Fifty-eight percent of customers reported wanting to receive advice through their bank’s website and mobile app, but only 12 percent of customers had actually received advice in this manner. For community and regional banks looking to bolster their digital financial advice offerings, it might be helpful to look at the customer satisfaction advice leaderboard. Bank of America, the institution with the highest-rated advice satisfaction ranking, has many areas both on its website and within its app to assist customers with the financial advice they may be looking for. In fact, Bank of America has a section on their website called “Better Money Habits®,” where it offers a wide variety of videos and articles to help customers manage numerous areas of their financial life, including debt, home ownership, college, and retirement. Offering a digital loan application, for example, can not only make it more convenient for businesses to apply outside of their work hours, but it can also help them get information online about what information required for a loan application and what lenders look for when they approve loans.
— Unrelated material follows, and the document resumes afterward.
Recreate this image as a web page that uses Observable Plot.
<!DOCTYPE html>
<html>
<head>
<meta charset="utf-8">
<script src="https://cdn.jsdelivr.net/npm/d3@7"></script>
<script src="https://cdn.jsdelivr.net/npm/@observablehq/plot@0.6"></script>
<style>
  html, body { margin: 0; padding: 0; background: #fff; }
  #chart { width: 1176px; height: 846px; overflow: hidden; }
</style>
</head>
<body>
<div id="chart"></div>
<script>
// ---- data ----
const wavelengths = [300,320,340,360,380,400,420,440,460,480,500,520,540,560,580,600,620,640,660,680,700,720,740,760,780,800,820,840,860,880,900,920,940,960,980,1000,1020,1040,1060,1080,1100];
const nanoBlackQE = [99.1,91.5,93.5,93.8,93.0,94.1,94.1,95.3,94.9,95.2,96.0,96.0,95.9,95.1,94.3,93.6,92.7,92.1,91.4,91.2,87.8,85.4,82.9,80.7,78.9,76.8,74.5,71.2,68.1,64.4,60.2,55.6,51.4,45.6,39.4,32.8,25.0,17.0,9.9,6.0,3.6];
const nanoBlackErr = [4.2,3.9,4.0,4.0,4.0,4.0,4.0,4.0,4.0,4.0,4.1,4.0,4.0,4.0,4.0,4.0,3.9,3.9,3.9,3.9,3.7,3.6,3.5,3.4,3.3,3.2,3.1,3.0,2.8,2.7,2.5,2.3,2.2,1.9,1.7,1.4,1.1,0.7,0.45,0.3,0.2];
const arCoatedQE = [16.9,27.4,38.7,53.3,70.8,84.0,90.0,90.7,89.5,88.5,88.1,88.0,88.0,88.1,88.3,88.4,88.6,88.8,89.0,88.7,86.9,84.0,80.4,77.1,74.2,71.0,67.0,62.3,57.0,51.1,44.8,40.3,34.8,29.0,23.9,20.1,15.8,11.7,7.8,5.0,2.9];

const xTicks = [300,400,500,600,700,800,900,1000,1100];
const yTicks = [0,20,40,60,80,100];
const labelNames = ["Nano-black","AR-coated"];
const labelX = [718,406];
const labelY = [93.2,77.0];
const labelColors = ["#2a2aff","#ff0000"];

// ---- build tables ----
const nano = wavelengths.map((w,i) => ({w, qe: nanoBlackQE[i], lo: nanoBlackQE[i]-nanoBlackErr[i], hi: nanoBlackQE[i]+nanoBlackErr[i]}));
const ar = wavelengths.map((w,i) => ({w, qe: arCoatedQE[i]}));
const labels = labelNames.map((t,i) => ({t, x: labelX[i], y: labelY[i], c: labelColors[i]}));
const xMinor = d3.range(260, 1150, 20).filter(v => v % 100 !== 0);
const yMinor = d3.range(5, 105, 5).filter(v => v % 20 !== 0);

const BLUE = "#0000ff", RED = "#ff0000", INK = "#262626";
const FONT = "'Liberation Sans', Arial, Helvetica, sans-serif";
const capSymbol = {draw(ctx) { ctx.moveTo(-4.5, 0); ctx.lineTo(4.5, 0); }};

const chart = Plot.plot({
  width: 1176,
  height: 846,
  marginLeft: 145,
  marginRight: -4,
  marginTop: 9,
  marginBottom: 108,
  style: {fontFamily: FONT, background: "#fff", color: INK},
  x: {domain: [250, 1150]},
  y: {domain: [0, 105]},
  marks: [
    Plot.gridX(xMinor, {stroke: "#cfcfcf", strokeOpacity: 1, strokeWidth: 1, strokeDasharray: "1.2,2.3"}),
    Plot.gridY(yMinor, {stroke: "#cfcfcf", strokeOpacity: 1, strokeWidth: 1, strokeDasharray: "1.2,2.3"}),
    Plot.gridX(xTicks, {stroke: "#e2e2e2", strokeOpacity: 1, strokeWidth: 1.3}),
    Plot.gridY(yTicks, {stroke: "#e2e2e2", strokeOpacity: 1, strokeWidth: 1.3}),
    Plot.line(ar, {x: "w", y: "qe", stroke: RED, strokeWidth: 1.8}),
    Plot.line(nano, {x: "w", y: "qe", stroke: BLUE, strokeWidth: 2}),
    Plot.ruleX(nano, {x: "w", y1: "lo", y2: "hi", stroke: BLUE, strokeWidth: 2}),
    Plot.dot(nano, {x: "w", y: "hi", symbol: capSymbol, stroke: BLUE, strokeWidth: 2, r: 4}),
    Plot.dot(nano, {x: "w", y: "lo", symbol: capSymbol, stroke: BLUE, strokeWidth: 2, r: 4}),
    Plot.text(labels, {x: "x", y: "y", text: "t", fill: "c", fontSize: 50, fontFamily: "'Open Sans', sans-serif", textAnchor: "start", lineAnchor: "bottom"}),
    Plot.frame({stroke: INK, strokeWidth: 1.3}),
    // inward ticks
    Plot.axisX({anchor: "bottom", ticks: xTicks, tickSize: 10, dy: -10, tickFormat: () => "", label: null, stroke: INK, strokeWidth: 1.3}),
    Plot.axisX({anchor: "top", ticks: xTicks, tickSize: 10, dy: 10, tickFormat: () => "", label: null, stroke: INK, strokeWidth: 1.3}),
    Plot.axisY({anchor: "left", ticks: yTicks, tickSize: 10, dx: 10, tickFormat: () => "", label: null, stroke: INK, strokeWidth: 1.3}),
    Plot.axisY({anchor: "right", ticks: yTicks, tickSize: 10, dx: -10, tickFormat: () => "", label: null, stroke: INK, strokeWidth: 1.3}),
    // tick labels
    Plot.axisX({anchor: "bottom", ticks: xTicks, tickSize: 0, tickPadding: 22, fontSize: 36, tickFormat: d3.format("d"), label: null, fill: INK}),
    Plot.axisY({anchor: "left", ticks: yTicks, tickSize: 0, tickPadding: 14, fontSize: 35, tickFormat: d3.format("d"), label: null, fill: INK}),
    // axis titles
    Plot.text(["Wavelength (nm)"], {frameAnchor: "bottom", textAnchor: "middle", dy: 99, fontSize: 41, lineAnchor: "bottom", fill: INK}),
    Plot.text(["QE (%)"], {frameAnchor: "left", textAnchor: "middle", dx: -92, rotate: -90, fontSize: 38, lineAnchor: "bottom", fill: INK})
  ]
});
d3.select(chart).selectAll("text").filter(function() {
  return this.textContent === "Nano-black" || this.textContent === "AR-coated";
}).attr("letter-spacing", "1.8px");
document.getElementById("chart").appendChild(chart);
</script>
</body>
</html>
Be the resource customers can trust
If there’s one area that sets community banks apart from big banks, it’s their local focus and knack for relationship banking. Community banks tend to work more closely with their customers to ensure their needs are met and ensure that they are served with a personal touch. Providing financial advice to customers and small business customers is an untapped opportunity for these community financial institutions to deepen their relationships beyond the typical depositor-borrower partnership.
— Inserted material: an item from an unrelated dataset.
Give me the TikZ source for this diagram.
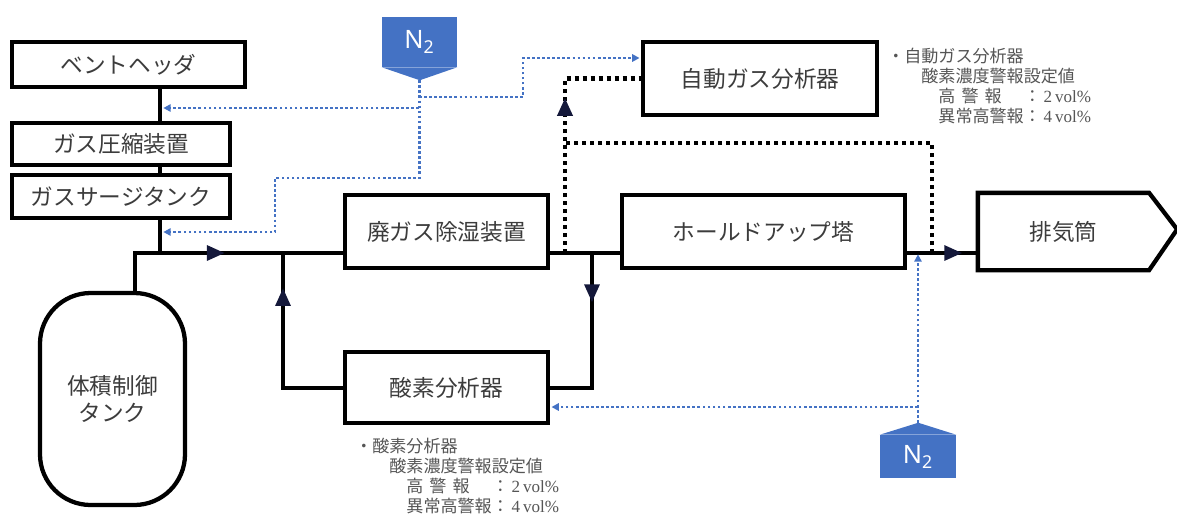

To leverage this in financial advice, the J.D. Power Retail Banking Advice study found that overall satisfaction with the account opening process increases 161 points (total scores are on a 1,000-point scale) when benefits and features are explained completely and 44 points when fees are clearly explained. In other words, transparency is critical to potential bank customers in new accounting opening, which is a common venue for delivering advice. Moving from a sales focus to an “advice culture” has increased banks’ new account openings, trust, and advocacy.
While customers want to receive advice digitally, only 45 percent of customers felt that their needs were met when using a bank’s website or app for advice, and 33 percent among those receiving advice via email. However, a majority (58 percent) of customers who received face-to-face advice from their bank felt that their needs were completely met. Digital offerings are incredibly important to customer satisfaction, but for community banks that have fewer resources to invest in technology, this is a positive statistic.
The quality of financial advice is seen as a key differentiator for banks across the country, yet many banks – especially smaller community and regional banks – miss out on this opportunity. Going forward, it will be especially important for these banks to tap into ways to deliver financial advice, whether it’s through face-to-face interactions or digital offerings, in order to keep pace with big banks.